*DATA SHOWN*:
* * * * * * * * *

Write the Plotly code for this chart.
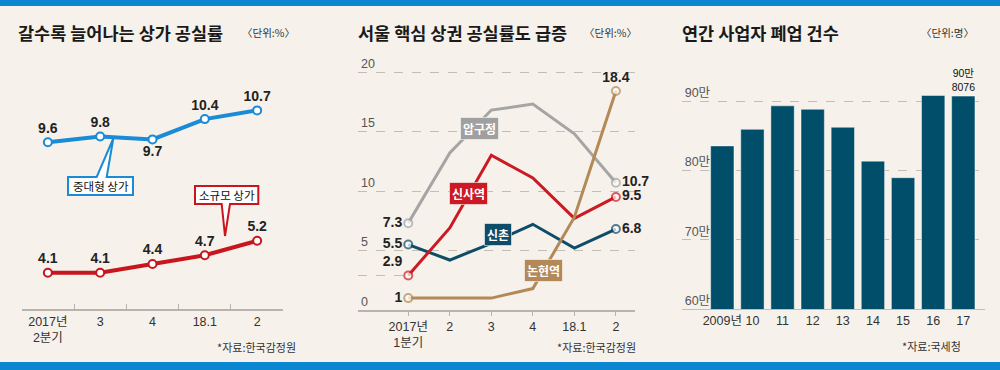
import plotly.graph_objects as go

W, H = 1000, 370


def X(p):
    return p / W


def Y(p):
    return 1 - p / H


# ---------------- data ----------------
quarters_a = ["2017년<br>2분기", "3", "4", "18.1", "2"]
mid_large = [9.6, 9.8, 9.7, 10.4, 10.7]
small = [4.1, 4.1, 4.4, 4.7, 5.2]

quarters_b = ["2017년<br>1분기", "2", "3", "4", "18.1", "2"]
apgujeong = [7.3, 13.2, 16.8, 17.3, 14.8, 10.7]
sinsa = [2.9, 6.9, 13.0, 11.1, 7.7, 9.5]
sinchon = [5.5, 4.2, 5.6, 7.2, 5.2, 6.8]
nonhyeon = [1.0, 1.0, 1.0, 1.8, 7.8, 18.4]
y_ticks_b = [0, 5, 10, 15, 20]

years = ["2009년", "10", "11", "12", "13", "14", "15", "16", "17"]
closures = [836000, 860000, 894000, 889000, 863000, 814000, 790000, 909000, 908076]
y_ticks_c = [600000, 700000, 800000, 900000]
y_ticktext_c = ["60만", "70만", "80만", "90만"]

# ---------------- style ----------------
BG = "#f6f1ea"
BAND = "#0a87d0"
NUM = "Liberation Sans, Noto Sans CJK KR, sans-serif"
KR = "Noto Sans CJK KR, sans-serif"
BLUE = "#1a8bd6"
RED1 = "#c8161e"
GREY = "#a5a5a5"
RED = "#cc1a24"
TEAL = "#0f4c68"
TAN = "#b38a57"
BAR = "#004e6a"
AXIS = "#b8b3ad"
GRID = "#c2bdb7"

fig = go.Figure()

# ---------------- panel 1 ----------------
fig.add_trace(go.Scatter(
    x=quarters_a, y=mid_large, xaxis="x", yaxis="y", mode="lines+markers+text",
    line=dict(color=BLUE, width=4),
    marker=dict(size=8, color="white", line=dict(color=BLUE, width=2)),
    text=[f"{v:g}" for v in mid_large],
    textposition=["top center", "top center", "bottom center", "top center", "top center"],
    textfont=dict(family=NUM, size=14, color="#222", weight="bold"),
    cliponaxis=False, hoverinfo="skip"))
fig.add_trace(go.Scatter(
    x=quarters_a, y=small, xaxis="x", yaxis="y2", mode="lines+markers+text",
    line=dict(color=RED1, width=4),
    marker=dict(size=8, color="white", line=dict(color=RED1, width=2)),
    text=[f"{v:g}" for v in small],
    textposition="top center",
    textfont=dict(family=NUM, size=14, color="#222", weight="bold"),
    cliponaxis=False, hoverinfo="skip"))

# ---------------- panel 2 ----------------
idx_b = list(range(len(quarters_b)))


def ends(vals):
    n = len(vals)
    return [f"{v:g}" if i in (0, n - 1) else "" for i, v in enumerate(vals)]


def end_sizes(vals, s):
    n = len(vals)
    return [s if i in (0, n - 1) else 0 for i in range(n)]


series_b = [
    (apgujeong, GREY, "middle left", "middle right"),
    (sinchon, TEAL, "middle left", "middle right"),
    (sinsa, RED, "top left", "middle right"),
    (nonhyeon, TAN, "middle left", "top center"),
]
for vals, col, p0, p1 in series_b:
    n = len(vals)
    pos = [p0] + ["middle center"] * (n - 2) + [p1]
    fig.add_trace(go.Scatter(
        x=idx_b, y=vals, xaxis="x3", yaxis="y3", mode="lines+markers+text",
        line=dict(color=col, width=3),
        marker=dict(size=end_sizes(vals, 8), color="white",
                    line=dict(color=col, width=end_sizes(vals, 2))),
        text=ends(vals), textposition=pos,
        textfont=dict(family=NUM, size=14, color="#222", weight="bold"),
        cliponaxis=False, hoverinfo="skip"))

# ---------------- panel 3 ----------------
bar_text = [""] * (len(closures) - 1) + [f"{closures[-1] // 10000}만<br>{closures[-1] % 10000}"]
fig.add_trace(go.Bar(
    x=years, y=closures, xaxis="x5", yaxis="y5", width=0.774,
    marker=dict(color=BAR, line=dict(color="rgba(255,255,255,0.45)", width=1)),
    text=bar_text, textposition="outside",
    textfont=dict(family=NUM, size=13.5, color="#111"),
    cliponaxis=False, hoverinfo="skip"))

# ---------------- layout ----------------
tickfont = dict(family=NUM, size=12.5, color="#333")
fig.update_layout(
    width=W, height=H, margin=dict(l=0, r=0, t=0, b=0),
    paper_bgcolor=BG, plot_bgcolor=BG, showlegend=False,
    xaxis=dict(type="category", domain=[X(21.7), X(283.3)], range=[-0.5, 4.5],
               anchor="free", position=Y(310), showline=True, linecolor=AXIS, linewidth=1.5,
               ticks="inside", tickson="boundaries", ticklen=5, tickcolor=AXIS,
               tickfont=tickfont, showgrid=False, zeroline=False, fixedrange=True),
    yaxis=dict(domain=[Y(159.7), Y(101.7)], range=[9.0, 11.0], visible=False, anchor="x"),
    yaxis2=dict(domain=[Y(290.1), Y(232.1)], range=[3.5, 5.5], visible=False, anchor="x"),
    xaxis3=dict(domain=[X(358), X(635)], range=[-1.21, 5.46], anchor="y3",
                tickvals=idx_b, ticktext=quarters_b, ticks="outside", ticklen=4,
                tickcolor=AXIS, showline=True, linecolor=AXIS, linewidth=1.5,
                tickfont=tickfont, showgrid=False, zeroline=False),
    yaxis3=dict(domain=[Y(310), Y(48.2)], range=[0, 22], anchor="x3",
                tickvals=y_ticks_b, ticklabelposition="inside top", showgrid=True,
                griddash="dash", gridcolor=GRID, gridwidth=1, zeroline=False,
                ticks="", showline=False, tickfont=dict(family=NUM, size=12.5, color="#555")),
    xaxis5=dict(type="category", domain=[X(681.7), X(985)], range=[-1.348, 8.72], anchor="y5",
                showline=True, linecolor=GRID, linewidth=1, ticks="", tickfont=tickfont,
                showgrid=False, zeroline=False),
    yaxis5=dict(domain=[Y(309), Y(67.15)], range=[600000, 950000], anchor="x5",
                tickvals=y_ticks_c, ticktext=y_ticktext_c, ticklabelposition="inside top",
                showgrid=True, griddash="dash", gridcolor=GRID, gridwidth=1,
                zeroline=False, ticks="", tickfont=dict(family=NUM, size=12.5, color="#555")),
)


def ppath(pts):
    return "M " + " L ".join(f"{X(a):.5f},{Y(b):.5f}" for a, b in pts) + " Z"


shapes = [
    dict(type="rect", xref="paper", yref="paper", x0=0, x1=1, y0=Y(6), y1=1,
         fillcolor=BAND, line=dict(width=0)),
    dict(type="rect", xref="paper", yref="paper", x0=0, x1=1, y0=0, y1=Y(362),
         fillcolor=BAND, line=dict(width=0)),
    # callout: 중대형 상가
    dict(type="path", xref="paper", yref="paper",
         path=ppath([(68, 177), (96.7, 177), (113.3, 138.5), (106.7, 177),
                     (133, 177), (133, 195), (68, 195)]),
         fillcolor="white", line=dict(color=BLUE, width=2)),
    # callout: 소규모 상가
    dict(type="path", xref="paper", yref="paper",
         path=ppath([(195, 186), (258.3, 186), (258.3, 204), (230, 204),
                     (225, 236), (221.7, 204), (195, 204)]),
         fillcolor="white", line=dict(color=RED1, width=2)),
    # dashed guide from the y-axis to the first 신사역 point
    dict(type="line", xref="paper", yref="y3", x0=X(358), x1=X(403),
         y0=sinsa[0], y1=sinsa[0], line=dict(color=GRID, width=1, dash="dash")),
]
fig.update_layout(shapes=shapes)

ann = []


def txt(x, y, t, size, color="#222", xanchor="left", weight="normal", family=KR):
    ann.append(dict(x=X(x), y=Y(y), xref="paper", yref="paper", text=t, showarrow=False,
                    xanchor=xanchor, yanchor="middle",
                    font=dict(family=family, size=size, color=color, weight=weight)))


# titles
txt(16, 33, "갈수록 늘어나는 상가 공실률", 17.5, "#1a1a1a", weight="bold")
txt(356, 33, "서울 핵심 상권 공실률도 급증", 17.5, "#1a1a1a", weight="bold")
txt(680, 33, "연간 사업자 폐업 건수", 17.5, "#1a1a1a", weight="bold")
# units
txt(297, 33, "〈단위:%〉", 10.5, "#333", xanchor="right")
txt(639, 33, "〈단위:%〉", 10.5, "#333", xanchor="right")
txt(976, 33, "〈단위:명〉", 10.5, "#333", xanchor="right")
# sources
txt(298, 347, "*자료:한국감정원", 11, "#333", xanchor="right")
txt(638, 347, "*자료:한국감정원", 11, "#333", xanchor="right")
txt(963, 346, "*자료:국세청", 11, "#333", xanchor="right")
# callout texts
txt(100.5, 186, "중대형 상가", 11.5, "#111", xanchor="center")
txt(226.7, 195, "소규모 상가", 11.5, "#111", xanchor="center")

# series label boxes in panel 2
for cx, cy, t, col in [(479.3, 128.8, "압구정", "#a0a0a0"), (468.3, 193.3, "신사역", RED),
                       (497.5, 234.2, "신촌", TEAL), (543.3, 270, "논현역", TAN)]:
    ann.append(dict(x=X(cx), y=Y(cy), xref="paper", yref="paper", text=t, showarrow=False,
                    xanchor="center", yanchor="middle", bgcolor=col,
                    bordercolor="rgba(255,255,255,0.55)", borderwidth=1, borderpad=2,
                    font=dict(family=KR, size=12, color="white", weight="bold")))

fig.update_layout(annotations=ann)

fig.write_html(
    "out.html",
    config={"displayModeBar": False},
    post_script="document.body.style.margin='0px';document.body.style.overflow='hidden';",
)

* * * * * * * * *

*STATED EXERCISE*: From the opening line of the listing above through the line bearing "y_ticks_b = [0, 5, 10, 15, 20]", repeat each line exactly. Drop every picture.

*THE ANSWER*:
Write the Plotly code for this chart.
import plotly.graph_objects as go

W, H = 1000, 370


def X(p):
    return p / W


def Y(p):
    return 1 - p / H


# ---------------- data ----------------
quarters_a = ["2017년<br>2분기", "3", "4", "18.1", "2"]
mid_large = [9.6, 9.8, 9.7, 10.4, 10.7]
small = [4.1, 4.1, 4.4, 4.7, 5.2]

quarters_b = ["2017년<br>1분기", "2", "3", "4", "18.1", "2"]
apgujeong = [7.3, 13.2, 16.8, 17.3, 14.8, 10.7]
sinsa = [2.9, 6.9, 13.0, 11.1, 7.7, 9.5]
sinchon = [5.5, 4.2, 5.6, 7.2, 5.2, 6.8]
nonhyeon = [1.0, 1.0, 1.0, 1.8, 7.8, 18.4]
y_ticks_b = [0, 5, 10, 15, 20]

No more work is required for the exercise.